In the lcm evaluation rules, this is handled by rules that are applied when an expression is to be evaluated. When a function reference is recognised, its arguments are analysed, and a symbol curry is produced if any are missing. This is used to select between two representations: the form g :F :X :B represents a function F with arguments X and body B that can be directly applied. The form h :F :X represents a function F with incomplete arguments X - in this case the body is not required, as that cannot be used until all the arguments are provided, and when that happens the f :F :X :B form will be selected instead. Lambda abstractions are represented as references l :F :X to the function F with arguments X that can be directly applied, where the function F is the function that represents the definition of the lambda abstraction.
So whenever an attempt is made to apply a function, all available arguments are provided to it. Existing arguments will again be recognised and acquired, but missing arguments are always missing until an actual argument is provided - the dummy value for a missing argument is empty. Here's another account of the way curried functions are treated.
Argument references are guaranteed to find either a null value or the value that was provided to the current invocation of the function. The distinction between free and bound variables ensures that there is no possibility of a lambda expression 'capturing' variables that do not belong it. The scope rules of the language machine take care of the rest - a reference can only see variables that belong to its originating context, or to the contexts enclosing that context.
At first it seems that the scope rules of the language machine would be sufficient for nested lambda abstractions. But for that idea to work, it would be necessary to ensure that the recognition phases at run-time are nested in ways that reflect the compile-time nesting or lexical structure. So it is easier and more efficient to make each function application carry its own bag of variables that reflect the lexical scope. In effect the function and its bag of argument values is a closure.
representation of data
Although it appears in the list processing examples that lisp-style structures are being constructed and operated on, this is in fact a perfect illusion: all data is represented by variable instances in the language machine. The appearance of structure is produced by the values of the variables and the scope rules that determine how one instance can refer to another. In the lambda evaluation rules, the value of every variable is merely a reference to some fragment of code in the compiled ruleset. However, no extraneous or additional apparatus is required to represent the results of evaluating lambda expressions.
In practice the language machine deals with sequences which can be concatenated directly with minimal effort unrelated to the length of the sequences being concatenated.
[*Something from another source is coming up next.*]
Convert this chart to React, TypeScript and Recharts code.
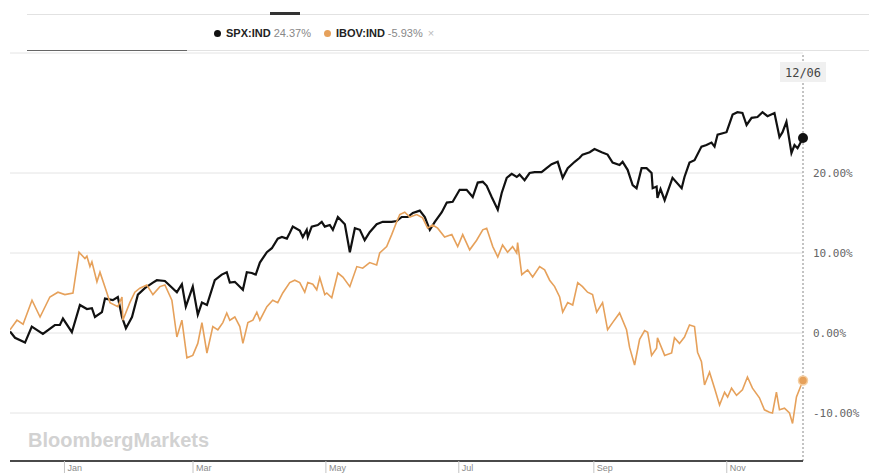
import React from 'react';
import {
  LineChart,
  Line,
  XAxis,
  YAxis,
  CartesianGrid,
  ReferenceLine,
  ReferenceDot,
} from 'recharts';

// ---- data (day offset from 2020-12-07, % change) ----
const monthTicks = [25, 84, 145, 206, 268, 329];
const monthLabels = ['Jan', 'Mar', 'May', 'Jul', 'Sep', 'Nov'];
const yTicks = [-10, 0, 10, 20];
const seriesNames = ['SPX:IND', 'IBOV:IND'];
const seriesChanges = ['24.37%', '-5.93%'];
const seriesColors = ['#111111', '#e6a15b'];
const lastDay = 364;
const lastDateLabel = '12/06';

const spx: [number, number][] = [
  [0, 0.2], [2.3, -0.6], [6.9, -1.2], [10, 0.8], [15.1, -0.1], [20.6, 1.0], [22.9, 1.0], [24.3, 1.8],
  [28.4, 0.1], [32.1, 3.5], [35.3, 3.0], [37.6, 3.1], [39, 2.0], [42.2, 2.6], [43.6, 4.3], [47.2, 4.1],
  [49.5, 4.5], [51.4, 2.0], [53.2, 0.6], [56, 2.0], [58.7, 4.8], [61.9, 5.6], [65.6, 6.3], [67.4, 6.6],
  [71.1, 6.5], [76.6, 5.1], [78.9, 6.1], [80.7, 3.3], [83.9, 5.8], [86.2, 2.3], [88.1, 3.8], [90.4, 3.5],
  [94, 6.6], [97.2, 7.3], [99.5, 7.6], [100.9, 6.3], [103.2, 6.4], [106.9, 5.4], [108.7, 7.6], [111, 7.5],
  [112.8, 7.3], [114.7, 8.8], [117.9, 10.1], [120.2, 10.6], [122.9, 11.8], [124.8, 12.0], [127.1, 11.8],
  [128.4, 12.5], [129.8, 13.3], [133, 12.8], [134.4, 12.0], [136.2, 12.9], [136.7, 12.0], [138.5, 13.3],
  [141.3, 13.5], [143.1, 13.9], [144.5, 13.3], [146.8, 13.5], [148.2, 12.9], [150.5, 14.5], [153.7, 13.6],
  [156, 10.1], [158.3, 13.1], [160.6, 12.9], [162.8, 11.6], [165.1, 12.6], [168.3, 13.6], [171.1, 13.9],
  [175.2, 13.9], [177.5, 14.0], [179.8, 14.5], [182.6, 14.5], [184.9, 15.0], [188.1, 15.3], [190.4, 14.5],
  [192.7, 12.9], [195, 13.9], [198.2, 15.1], [200.5, 16.3], [203.2, 16.4], [206.4, 17.9], [209.6, 17.9],
  [212.4, 17.0], [214.7, 18.8], [217, 18.9], [218.8, 18.4], [221.1, 17.0], [223.9, 15.4], [225.7, 17.5],
  [228, 19.4], [230.3, 19.9], [232.6, 19.5], [233.9, 19.8], [236.2, 19.1], [238.5, 20.0], [240.8, 20.1],
  [244, 20.1], [246.3, 20.6], [248.6, 21.1], [251.4, 21.4], [253.7, 19.4], [256, 20.6], [259.2, 21.4],
  [261.5, 21.9], [262.8, 22.3], [266.1, 22.6], [268.3, 23.0], [271.6, 22.6], [274.3, 22.3], [276.6, 21.3],
  [279.8, 21.0], [281.2, 21.4], [283.5, 20.4], [285.8, 18.5], [287.6, 18.1], [289.9, 20.6], [292.2, 20.6],
  [294.5, 20.0], [295, 18.1], [296.8, 18.3], [297.2, 16.9], [298.6, 18.0], [300.5, 16.6], [304.1, 19.4],
  [308.3, 18.1], [309.6, 19.5], [311.9, 21.3], [314.2, 21.6], [317.4, 23.3], [319.7, 23.5], [322, 23.8],
  [323.4, 23.3], [324.8, 24.8], [328.9, 25.1], [331.7, 27.3], [333.9, 27.6], [336.2, 27.5], [338.1, 26.0],
  [340.4, 26.9], [343.1, 27.0], [345.4, 27.6], [347.7, 27.1], [350.9, 27.5], [353.2, 24.5], [354.6, 25.1],
  [356.4, 26.4], [358.7, 22.5], [360.1, 23.5], [361.5, 23.1], [364, 24.37],
];

const ibov: [number, number][] = [
  [0, 0.4], [3.2, 1.6], [6, 1.1], [10.1, 4.1], [13.8, 2.0], [18.3, 4.5], [22, 5.1], [25.2, 4.8],
  [28.9, 5.0], [31.7, 10.1], [34.4, 9.3], [35.3, 9.6], [36.7, 8.3], [37.6, 8.9], [39.9, 6.4], [41.3, 7.6],
  [44.5, 5.0], [45.9, 3.8], [49.5, 3.3], [51.4, 4.5], [51.8, 1.6], [55, 3.8], [57.3, 5.1], [59.6, 5.6],
  [62.8, 6.0], [65.6, 4.8], [68.8, 5.8], [71.1, 6.0], [74.3, 4.1], [76.6, -0.5], [78.9, 1.6], [81.2, -3.1],
  [83.9, -2.8], [86.2, -1.3], [88.1, 1.3], [90.4, -2.5], [93.1, 0.8], [95.4, 0.4], [97.7, 1.3], [99.5, 2.5],
  [100.9, 1.6], [103.2, 2.0], [105.5, 0.8], [106.9, -1.3], [109.2, 1.3], [111.5, 1.6], [113.3, 2.6],
  [114.7, 1.6], [117.9, 3.3], [120.6, 4.1], [122.9, 3.8], [125.2, 5.0], [128.4, 6.3], [130.7, 6.6],
  [133, 6.3], [135.3, 5.1], [136.7, 6.3], [139, 6.1], [140.8, 5.4], [142.2, 6.9], [144.5, 4.8], [145.4, 5.0],
  [147.7, 4.4], [150.5, 7.5], [152.8, 7.0], [156, 5.8], [159.2, 8.3], [161.9, 8.1], [165.1, 8.8],
  [168.3, 8.5], [169.7, 10.0], [172.9, 10.8], [175.2, 12.3], [177.5, 13.9], [178.9, 14.8], [181.2, 15.1],
  [183.5, 14.5], [186.7, 14.8], [189.4, 14.4], [191.7, 13.1], [194, 13.5], [196.3, 13.1], [199.5, 12.0],
  [202.8, 12.3], [205.5, 10.8], [207.8, 12.3], [211, 10.4], [214.2, 11.6], [217, 12.9], [218.8, 13.1],
  [221.6, 10.8], [223.9, 9.5], [226.1, 11.0], [228.4, 10.1], [230.7, 10.8], [232.6, 10.0], [233, 11.3],
  [234.9, 7.3], [237.6, 7.9], [239.9, 7.0], [243.1, 8.3], [245.4, 7.9], [247.7, 6.6], [250, 5.8],
  [252.3, 4.5], [253.7, 2.6], [256, 3.8], [258.3, 3.5], [260.6, 6.3], [262.8, 5.8], [265.1, 5.1],
  [267.4, 4.8], [269.3, 2.6], [272, 3.8], [274.3, 0.4], [276.6, 1.3], [279.8, 2.5], [283, 0.4],
  [284.4, -1.8], [286.7, -4.0], [289, -0.8], [291.3, 0.3], [292.7, 0.1], [294.5, -2.8], [296.8, -1.9],
  [297.2, -0.6], [300.5, -2.8], [303.7, -2.5], [305, -0.6], [307.3, -1.3], [309.6, -0.5], [311.9, 1.0],
  [314.2, 0.8], [315.6, -2.4], [317.4, -3.6], [318.8, -6.5], [321.1, -4.9], [323.4, -6.9], [325.7, -9.0],
  [328, -7.4], [329.4, -8.0], [331.2, -6.9], [333.5, -7.8], [336.2, -7.1], [338.5, -5.5], [340.8, -6.9],
  [344, -8.1], [346.3, -9.6], [348.6, -9.9], [350, -10.0], [351.8, -7.4], [353.2, -9.6], [355.5, -9.4],
  [357.8, -10.0], [359.2, -11.3], [361, -8.0], [364, -5.93],
];

const toRows = (pts: [number, number][]) => pts.map(([day, value]) => ({ day, value }));
const spxData = toRows(spx);
const ibovData = toRows(ibov);
const seriesData = [spxData, ibovData];

const mono = "'DejaVu Sans Mono', 'Liberation Mono', monospace";
const sans = "'Liberation Sans', Arial, sans-serif";

const XTick = (props: any) => {
  const { x, y, payload } = props;
  const i = monthTicks.indexOf(payload.value);
  return (
    <g>
      <line x1={x} x2={x} y1={y} y2={y + 12} stroke="#c4c4c4" strokeWidth={1} />
      <text x={x + 3} y={y + 10} fontSize={9} fill="#8a8a8a" fontFamily={sans}>
        {monthLabels[i]}
      </text>
    </g>
  );
};

const YTick = (props: any) => {
  const { x, y, payload } = props;
  return (
    <text x={x} y={y} dy={4} fontSize={11} fill="#666" fontFamily={mono} textAnchor="start">
      {`${payload.value.toFixed(2)}%`}
    </text>
  );
};

const DateLabel = (props: any) => {
  const vb = props.viewBox || {};
  const cx = vb.x ?? 0;
  const top = (vb.y ?? 0) + 9;
  return (
    <g>
      <rect x={cx - 23} y={top} width={46} height={20} fill="#f0f0f0" />
      <text x={cx} y={top + 15} textAnchor="middle" fontSize={12} fill="#444" fontFamily={mono}>
        {lastDateLabel}
      </text>
    </g>
  );
};

const LegendContent = () => (
  <div style={{ display: 'flex', alignItems: 'center', fontFamily: sans, fontSize: 11, whiteSpace: 'nowrap' }}>
    {seriesNames.map((n, i) => (
      <span key={n} style={{ display: 'inline-flex', alignItems: 'center', marginRight: 13 }}>
        <span
          style={{
            display: 'inline-block',
            width: 7,
            height: 7,
            borderRadius: '50%',
            background: seriesColors[i],
            marginRight: 5,
          }}
        />
        <span style={{ fontWeight: 'bold', color: '#222', marginRight: 3 }}>{n}</span>
        <span style={{ color: '#888' }}>{seriesChanges[i]}</span>
        {i === seriesNames.length - 1 && <span style={{ color: '#bbb', marginLeft: 5 }}>×</span>}
      </span>
    ))}
  </div>
);

export default function App() {
  return (
    <div style={{ position: 'fixed', left: 0, top: 0, width: 869, height: 473, background: '#fff', overflow: 'hidden' }}>
      {/* header rules */}
      <div style={{ position: 'absolute', left: 27, top: 14, width: 842, height: 1, background: '#e2e2e2' }} />
      <div style={{ position: 'absolute', left: 270, top: 12, width: 30, height: 3, background: '#333' }} />
      <div style={{ position: 'absolute', left: 27, top: 50, width: 842, height: 1, background: '#e2e2e2' }} />
      <div style={{ position: 'absolute', left: 27, top: 49.5, width: 160, height: 1.5, background: '#666' }} />
      <div style={{ position: 'absolute', left: 214, top: 27 }}>
        <LegendContent />
      </div>

      <div style={{ position: 'absolute', left: 0, top: 0 }}>
        <LineChart width={869} height={473} margin={{ top: 53, right: 0, left: 10, bottom: 0 }}>
          <CartesianGrid vertical={false} stroke="#e4e4e4" />
          <XAxis
            type="number"
            dataKey="day"
            domain={[0, lastDay]}
            ticks={monthTicks}
            interval={0}
            height={12}
            tickSize={0}
            tickMargin={0}
            tickLine={false}
            axisLine={{ stroke: '#4a4a4a', strokeWidth: 2 }}
            tick={<XTick />}
            allowDataOverflow
          />
          <YAxis
            orientation="right"
            type="number"
            domain={[-16, 35]}
            ticks={yTicks}
            interval={0}
            width={66}
            axisLine={false}
            tickLine={false}
            tickSize={0}
            tickMargin={10}
            tick={<YTick />}
            allowDataOverflow
          />
          <ReferenceLine x={lastDay} stroke="#888" strokeDasharray="2 2" label={<DateLabel />} />
          {seriesData.map((d, i) => (
            <Line
              key={seriesNames[i]}
              data={d}
              dataKey="value"
              name={seriesNames[i]}
              type="linear"
              stroke={seriesColors[i]}
              strokeWidth={i === 0 ? 2.2 : 1.6}
              dot={false}
              activeDot={false}
              isAnimationActive={false}
            />
          ))}
          <ReferenceDot x={lastDay} y={spx[spx.length - 1][1]} r={5} fill={seriesColors[0]} stroke="none" />
          <ReferenceDot x={lastDay} y={ibov[ibov.length - 1][1]} r={4.5} fill={seriesColors[1]} stroke="#f5cfa3" strokeWidth={1.5} />
        </LineChart>
      </div>

      <svg style={{ position: 'absolute', left: 0, top: 0, pointerEvents: 'none' }} width={869} height={473}>
        <text x={28} y={447} fontFamily={sans} fontWeight="bold" fontSize={20} fill="#d2d2d2">
          BloombergMarkets
        </text>
      </svg>
    </div>
  );
}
The rule append list :A list :B <- list :{ A B }; effectively concatenates two lists by creating one variable. If the lists are very long, it will take time to evaluate them when or if the variable is evaluated, but until then the cost is minimal. If a reversed version of the list will be needed, this can be built at the same time. The rule append list :A :B list :C :D <- list :{ A C } :{ D B }; constructs a forward and a reverse list at the cost of an additional variable to represent the reverse list.
It is also worth noting that in the language machine a sequence of symbols such as a b c d represents merely that sequence of symbols, whereas in the lambda calculus and in most functional notations there is an implied bracketing and an implied apply operator so that the sequence must be read as if it had been written (apply(apply(apply a b) c) d).
a transition from lambda to language
The lambda calculus operates primarily by substitution. As all functions in the classical representation of the lambda calculus take just one argument, the element of recognition in applying a function has not been much noticed. However recognition does arise in the very closely related functional languages, where different cases of a function may be selected by matching argument values. But in functional languages such as ML and Haskell there is no question that the recognition phase of one function can be nested within the recognition phase of another.
The language machine operates by recognising and substituting grammatical patterns. As translated in this experiment, functions in the lambda calculus appear as rules with left-sides that differ only in the initial symbol and in the number of arguments that they recognise, which require no nesting of recognition phases, and which are all applicable in the same context. That is to say, the rules that represent functions in the lambda calculus are a fairly limited subset of all the different kinds of rules that can usefully be applied by the language machine.
The same representation can easily be extended to deal with pattern matching in the style of ML and Haskell. The only difference would be that in some cases constants are matched in place of or in addition to arguments and variable bindings.
So the the language machine is in effect an engine for grammatical and functional substitution which operates by applying rules where
* the left-side of each rule matches a sequence of symbols and variable bindings
* the right-side of each rule substitutes a sequence of symbols and variable bindings
* the recognition phase of a rule application may be nested within other recognition phases
* the substitution phase of a rule application may be nested within other substitution phases
* certain rules may represent functions in the lambda calculus or its close relations
* the rules for functional evaluation fall into particular and standardised classes
conclusion
The lambda calculus translates very directly into rules that can be applied by the language machine. Some additional rules provide a run-time environment for evaluating this representation of expressions in the lambda calculus. It is clear from inspection that the translated rules use only a subset of the matching and substituting capabilities of the language machine.
In other words the language machine with no extraneous or additional mechanism effectively contains the lambda calculus and adds the ability to apply unrestricted grammatical rules. These rules are
- grammatical in the sense that they recognise and substitute sequences that contain terminal and nonterminal symbols, where some recognition phases are nested in others
- unrestricted in the sense that the sequences that are recognised and substituted may be empty or may contain any number of symbols, where some substitution phases are nested in others.
It is known that Chomsky type-0 grammars (grammars that have unrestricted generative rules) generate the set of languages that can be recognized by a Turing machine. The language machine does grammar by applying unrestricted rules that recognise and substitute unrestricted grammatical patterns. Using only these mechanisms, it can directly implement the lambda calculus, which is known to be Turing-complete. So the language machine can in theory recognise any language that can be generated by a Chomsky type-0 grammar.
Of course a system can be Turing-complete, and also completely unusable, inefficient, or downright rebarbative. But the language machine is reasonably efficient and easy to use, and it directly combines computation with grammar. The lm-diagram directly represents what happens when rules are applied in the language machine and so it has the same scope.